Quote the data exactly, first line to the line containing "const longDrtCompliance = [85.7, 73.3, 61.0];", with no pictures.
+ + + +
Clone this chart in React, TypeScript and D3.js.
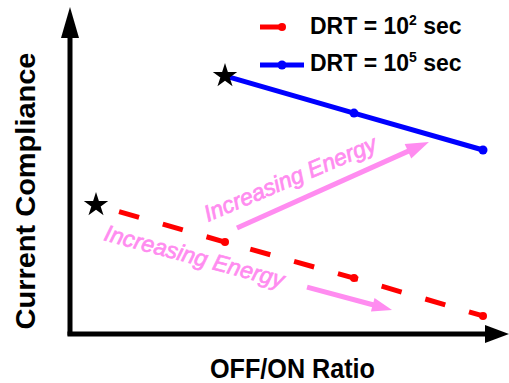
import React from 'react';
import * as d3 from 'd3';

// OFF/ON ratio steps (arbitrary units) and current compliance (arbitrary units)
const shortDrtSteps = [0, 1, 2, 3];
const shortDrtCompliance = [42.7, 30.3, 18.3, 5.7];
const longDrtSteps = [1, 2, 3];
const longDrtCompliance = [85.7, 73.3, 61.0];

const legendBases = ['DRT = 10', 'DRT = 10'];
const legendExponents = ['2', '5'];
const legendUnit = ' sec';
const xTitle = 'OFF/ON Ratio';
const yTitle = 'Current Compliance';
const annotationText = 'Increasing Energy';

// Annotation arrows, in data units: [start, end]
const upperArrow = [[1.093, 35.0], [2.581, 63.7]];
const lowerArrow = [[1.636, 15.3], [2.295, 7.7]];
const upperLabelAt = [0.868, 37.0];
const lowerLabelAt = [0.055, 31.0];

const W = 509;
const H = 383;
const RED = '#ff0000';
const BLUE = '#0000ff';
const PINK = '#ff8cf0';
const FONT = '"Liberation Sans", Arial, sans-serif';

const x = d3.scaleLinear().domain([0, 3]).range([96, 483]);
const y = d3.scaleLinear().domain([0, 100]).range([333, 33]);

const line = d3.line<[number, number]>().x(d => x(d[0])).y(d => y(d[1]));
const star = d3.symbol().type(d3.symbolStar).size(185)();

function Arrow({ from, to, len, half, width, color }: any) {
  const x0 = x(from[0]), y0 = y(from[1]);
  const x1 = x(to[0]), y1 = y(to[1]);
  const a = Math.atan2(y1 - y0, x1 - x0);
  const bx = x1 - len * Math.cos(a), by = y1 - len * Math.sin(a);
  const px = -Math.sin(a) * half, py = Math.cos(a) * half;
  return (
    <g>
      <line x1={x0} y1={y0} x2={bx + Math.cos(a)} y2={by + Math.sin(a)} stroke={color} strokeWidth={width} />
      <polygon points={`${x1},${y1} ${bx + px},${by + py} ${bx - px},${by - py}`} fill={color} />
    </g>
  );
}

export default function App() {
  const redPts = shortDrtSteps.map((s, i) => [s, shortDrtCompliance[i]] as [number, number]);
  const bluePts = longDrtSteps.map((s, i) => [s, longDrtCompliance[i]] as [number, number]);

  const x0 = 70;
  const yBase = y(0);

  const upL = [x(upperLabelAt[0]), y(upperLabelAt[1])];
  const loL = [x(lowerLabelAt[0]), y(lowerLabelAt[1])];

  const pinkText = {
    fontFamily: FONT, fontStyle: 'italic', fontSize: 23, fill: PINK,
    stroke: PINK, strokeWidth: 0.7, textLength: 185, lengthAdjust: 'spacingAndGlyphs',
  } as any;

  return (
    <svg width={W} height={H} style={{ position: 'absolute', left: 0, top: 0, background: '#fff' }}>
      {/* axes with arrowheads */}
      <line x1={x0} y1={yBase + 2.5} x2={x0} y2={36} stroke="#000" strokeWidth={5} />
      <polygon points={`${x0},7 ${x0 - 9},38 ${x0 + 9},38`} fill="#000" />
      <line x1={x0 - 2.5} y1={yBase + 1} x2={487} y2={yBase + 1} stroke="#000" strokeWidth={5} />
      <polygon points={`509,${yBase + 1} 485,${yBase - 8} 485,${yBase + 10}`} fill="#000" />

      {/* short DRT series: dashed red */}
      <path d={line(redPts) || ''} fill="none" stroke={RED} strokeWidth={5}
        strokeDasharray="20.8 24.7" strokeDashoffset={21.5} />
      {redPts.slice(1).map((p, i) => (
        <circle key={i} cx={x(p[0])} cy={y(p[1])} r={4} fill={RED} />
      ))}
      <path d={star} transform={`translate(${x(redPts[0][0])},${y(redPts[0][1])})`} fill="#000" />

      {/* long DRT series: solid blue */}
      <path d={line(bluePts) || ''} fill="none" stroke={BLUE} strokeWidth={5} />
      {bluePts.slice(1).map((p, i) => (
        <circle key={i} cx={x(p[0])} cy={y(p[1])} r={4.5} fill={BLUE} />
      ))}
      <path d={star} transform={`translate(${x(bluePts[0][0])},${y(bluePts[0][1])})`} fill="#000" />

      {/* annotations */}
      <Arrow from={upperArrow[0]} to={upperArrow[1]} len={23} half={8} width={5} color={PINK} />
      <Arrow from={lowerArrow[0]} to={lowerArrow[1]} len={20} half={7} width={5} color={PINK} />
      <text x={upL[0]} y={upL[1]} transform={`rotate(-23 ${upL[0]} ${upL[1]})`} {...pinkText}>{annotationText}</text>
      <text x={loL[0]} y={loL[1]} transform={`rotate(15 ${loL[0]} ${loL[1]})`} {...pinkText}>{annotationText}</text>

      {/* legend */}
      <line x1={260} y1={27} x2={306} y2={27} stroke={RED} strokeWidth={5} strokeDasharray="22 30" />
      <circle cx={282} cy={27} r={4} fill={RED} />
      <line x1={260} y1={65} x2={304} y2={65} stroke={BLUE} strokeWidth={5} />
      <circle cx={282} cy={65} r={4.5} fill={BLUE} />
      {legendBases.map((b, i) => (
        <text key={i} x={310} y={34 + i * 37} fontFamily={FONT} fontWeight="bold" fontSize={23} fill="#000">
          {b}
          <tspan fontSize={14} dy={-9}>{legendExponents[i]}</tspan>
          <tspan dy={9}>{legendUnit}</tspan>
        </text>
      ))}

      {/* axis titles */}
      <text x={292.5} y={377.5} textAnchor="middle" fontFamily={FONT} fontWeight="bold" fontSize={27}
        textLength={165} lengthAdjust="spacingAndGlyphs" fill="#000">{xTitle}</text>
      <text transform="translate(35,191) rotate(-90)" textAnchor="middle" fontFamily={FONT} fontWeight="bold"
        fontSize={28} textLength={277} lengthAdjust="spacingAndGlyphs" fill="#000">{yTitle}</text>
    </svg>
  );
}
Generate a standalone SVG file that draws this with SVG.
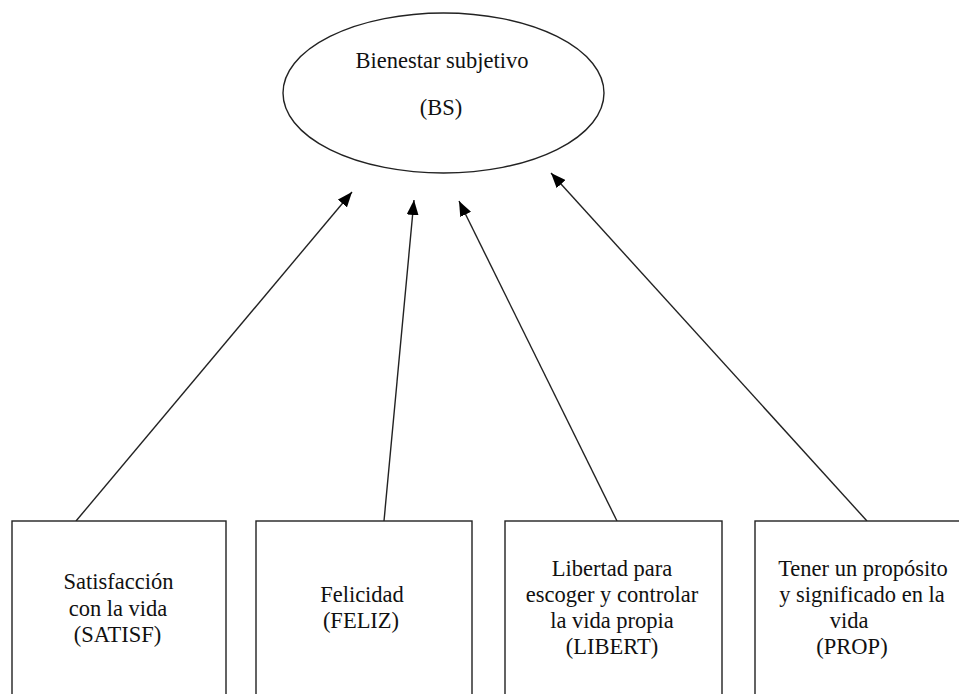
+ + + +
* _Output for this task_
Clone this chart in React, TypeScript and D3.js.
import React from 'react';
import * as d3 from 'd3';

// OFF/ON ratio steps (arbitrary units) and current compliance (arbitrary units)
const shortDrtSteps = [0, 1, 2, 3];
const shortDrtCompliance = [42.7, 30.3, 18.3, 5.7];
const longDrtSteps = [1, 2, 3];
const longDrtCompliance = [85.7, 73.3, 61.0];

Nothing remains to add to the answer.